Mr. Desmarais also used an impressive array of primary sources to validate and add detail to the information gleaned from secondary sources and to identify other actions that had not made it into those secondary sources. The journals and diaries of people like John Montresor, Archibald Robertson, John Peebles, John Graves Simcoe, Johann Ewald and many others, both famous and obscure, provided much interesting and valuable information. But he didn't stop with these published sources. He went on to consult the correspondence of many of the participants on both sides of the Revolution, whose letters and reports provide first-hand accounts of the events that won our independence.
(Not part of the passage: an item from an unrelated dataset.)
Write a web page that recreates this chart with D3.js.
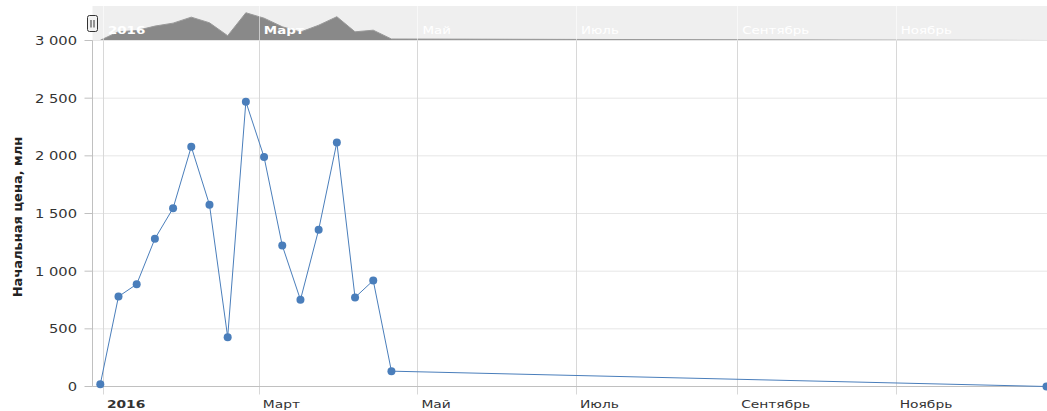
<!DOCTYPE html>
<html>
<head>
<meta charset="utf-8">
<script src="https://cdn.jsdelivr.net/npm/d3@7"></script>
<style>
  body { margin: 0; background: #fff; }
  text { font-family: "DejaVu Sans", Verdana, sans-serif; }
</style>
</head>
<body>
<div id="chart"></div>
<script>
// weekly points
const dates = ['2015-12-31', '2016-01-07', '2016-01-14', '2016-01-21', '2016-01-28',
  '2016-02-04', '2016-02-11', '2016-02-18', '2016-02-25', '2016-03-03', '2016-03-10',
  '2016-03-17', '2016-03-24', '2016-03-31', '2016-04-07', '2016-04-14', '2016-04-21',
  '2016-12-29'];
const values = [20, 780, 887, 1281, 1546, 2079, 1576, 428, 2469, 1989, 1223, 752,
  1359, 2116, 772, 919, 133, 0];

const monthTicks = ['2016-01-01', '2016-03-01', '2016-05-01', '2016-07-01', '2016-09-01', '2016-11-01'];
const monthLabels = ['2016', 'Март', 'Май', 'Июль', 'Сентябрь', 'Ноябрь'];
const yTicks = [0, 500, 1000, 1500, 2000, 2500, 3000];
const yTitle = 'Начальная цена, млн';

const w = 1047;
const h = 411;
const plotLeft = 92.5;
const plotTop = 40.5;
const plotBottom = 386.5;
const navTop = 6;
const stretch = 'scale(1.28,1)';
const blue = '#4a7ebb';

const parse = d3.timeParse('%Y-%m-%d');
const data = dates.map((d, i) => ({date: parse(d), value: values[i]}));
const ticks = monthTicks.map(parse);

const fmt = d3.formatLocale({decimal: ',', thousands: '\u00a0', grouping: [3], currency: ['', '']}).format(',d');

const xScale = d3.scaleTime()
  .domain([parse('2015-12-28'), parse('2016-12-29')])
  .range([plotLeft, w - 0.5]);
const yScale = d3.scaleLinear().domain([0, 3000]).range([plotBottom, plotTop]);
const navY = d3.scaleLinear().domain([0, 3000]).range([plotTop, navTop + 0.8]);

const svg = d3.select('#chart').append('svg')
  .attr('width', w).attr('height', h);

// ---- navigator ----
svg.append('rect')
  .attr('x', plotLeft).attr('y', navTop)
  .attr('width', w - plotLeft).attr('height', plotTop - navTop)
  .attr('fill', '#efefef');

svg.append('path')
  .datum(data)
  .attr('d', d3.area().x(d => xScale(d.date)).y0(navY(0)).y1(d => navY(d.value)))
  .attr('fill', '#898989')
  .attr('stroke', '#999')
  .attr('stroke-width', 1);

svg.append('g').selectAll('line').data(ticks).enter().append('line')
  .attr('x1', d => Math.round(xScale(d)) + 0.5).attr('x2', d => Math.round(xScale(d)) + 0.5)
  .attr('y1', navTop).attr('y2', plotTop)
  .attr('stroke', 'rgba(255,255,255,0.55)');

svg.append('g').selectAll('text').data(ticks).enter().append('text')
  .attr('transform', d => 'translate(' + (xScale(d) + 5) + ',34) ' + stretch)
  .attr('font-size', 10.5)
  .attr('font-weight', (d, i) => i < 2 ? 'bold' : 'normal')
  .attr('fill', '#fff')
  .text((d, i) => monthLabels[i]);

svg.append('line')
  .attr('x1', plotLeft).attr('x2', w).attr('y1', plotTop).attr('y2', plotTop)
  .attr('stroke', '#c4c4c4');

// handle
const handle = svg.append('g').attr('transform', 'translate(' + plotLeft + ',0)');
handle.append('rect')
  .attr('x', -5).attr('y', 15.5).attr('width', 10).attr('height', 16)
  .attr('rx', 2).attr('fill', '#f2f2f2').attr('stroke', '#333').attr('stroke-width', 1);
handle.selectAll('line.grip').data([-1.5, 1.5]).enter().append('line')
  .attr('x1', d => d).attr('x2', d => d).attr('y1', 20).attr('y2', 27.5)
  .attr('stroke', '#333');

// ---- main plot ----
svg.append('g').selectAll('line').data(yTicks.slice(1)).enter().append('line')
  .attr('x1', plotLeft).attr('x2', w)
  .attr('y1', d => yScale(d)).attr('y2', d => yScale(d))
  .attr('stroke', '#e6e6e6');

svg.append('g').selectAll('line').data(ticks).enter().append('line')
  .attr('x1', d => Math.round(xScale(d)) + 0.5).attr('x2', d => Math.round(xScale(d)) + 0.5)
  .attr('y1', plotTop).attr('y2', plotBottom + 8)
  .attr('stroke', '#d8d8d8');

// axes lines
svg.append('line')
  .attr('x1', plotLeft).attr('x2', plotLeft).attr('y1', plotTop).attr('y2', plotBottom)
  .attr('stroke', '#c0c0c0');
svg.append('line')
  .attr('x1', plotLeft).attr('x2', w).attr('y1', plotBottom).attr('y2', plotBottom)
  .attr('stroke', '#c0c0c0');

// y ticks + labels
const yAx = svg.append('g');
yAx.selectAll('line').data(yTicks).enter().append('line')
  .attr('x1', plotLeft - 8).attr('x2', plotLeft)
  .attr('y1', d => yScale(d)).attr('y2', d => yScale(d))
  .attr('stroke', '#c0c0c0');
yAx.selectAll('text').data(yTicks).enter().append('text')
  .attr('transform', d => 'translate(77,' + (yScale(d) + 4.5) + ') ' + stretch)
  .attr('text-anchor', 'end')
  .attr('font-size', 11.5)
  .attr('fill', '#333')
  .text(d => fmt(d));

svg.append('text')
  .attr('transform', 'translate(22,217) rotate(-90)')
  .attr('text-anchor', 'middle')
  .attr('font-size', 13)
  .attr('font-weight', 'bold')
  .attr('fill', '#222')
  .text(yTitle);

// x labels
svg.append('g').selectAll('text').data(ticks).enter().append('text')
  .attr('transform', d => 'translate(' + (xScale(d) + 4) + ',408) ' + stretch)
  .attr('font-size', 10.8)
  .attr('font-weight', (d, i) => i === 0 ? 'bold' : 'normal')
  .attr('fill', '#333')
  .text((d, i) => monthLabels[i]);

// series
svg.append('path')
  .datum(data)
  .attr('d', d3.line().x(d => xScale(d.date)).y(d => yScale(d.value)))
  .attr('fill', 'none')
  .attr('stroke', blue)
  .attr('stroke-width', 1);

svg.append('g').selectAll('circle').data(data).enter().append('circle')
  .attr('cx', d => xScale(d.date))
  .attr('cy', d => yScale(d.value))
  .attr('r', 4)
  .attr('fill', blue);
</script>
</body>
</html>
Is The Guide to the American Revolutionary War In Pennsylvania, Delaware, Maryland, Virginia and North Carolina: Battles, Raids and Skirmishes perfect? Of course not. No work that is as comprehensive, detailed and ambitious as this one is can possibly be. Some small actions on the periphery of larger actions are not covered. Such actions are constantly coming to light as researchers delve ever deeper into the history of the American Revolution, so any work such as this is bound to be, at least partially, outdated the moment it is published. Some of the descriptions of actions contain minor inaccuracies that probably stem from the secondary sources, published decades ago, from which they were drawn. More recent research, some as yet unpublished, has since added to our knowledge and cast new light on them. And there are some copy editing errors such as a report of an officer receiving an order two years after his indicated date of death, and some instances of lines of text being duplicated, which may cause the careful reader to pause for a moment.
But these deficiencies are trivial when compared to the immense value of the comprehensive and voluminous information contained between the covers of the book and in its companion web sites.
The Guide to the American Revolutionary War In Pennsylvania, Delaware, Maryland, Virginia and North Carolina: Battles, Raids and Skirmishes is an important work that deserves a place in the library of anyone who has an interest in the history of the American Revolution and who might wish to visit some of the sites of actions which contributed to the winning of American independence.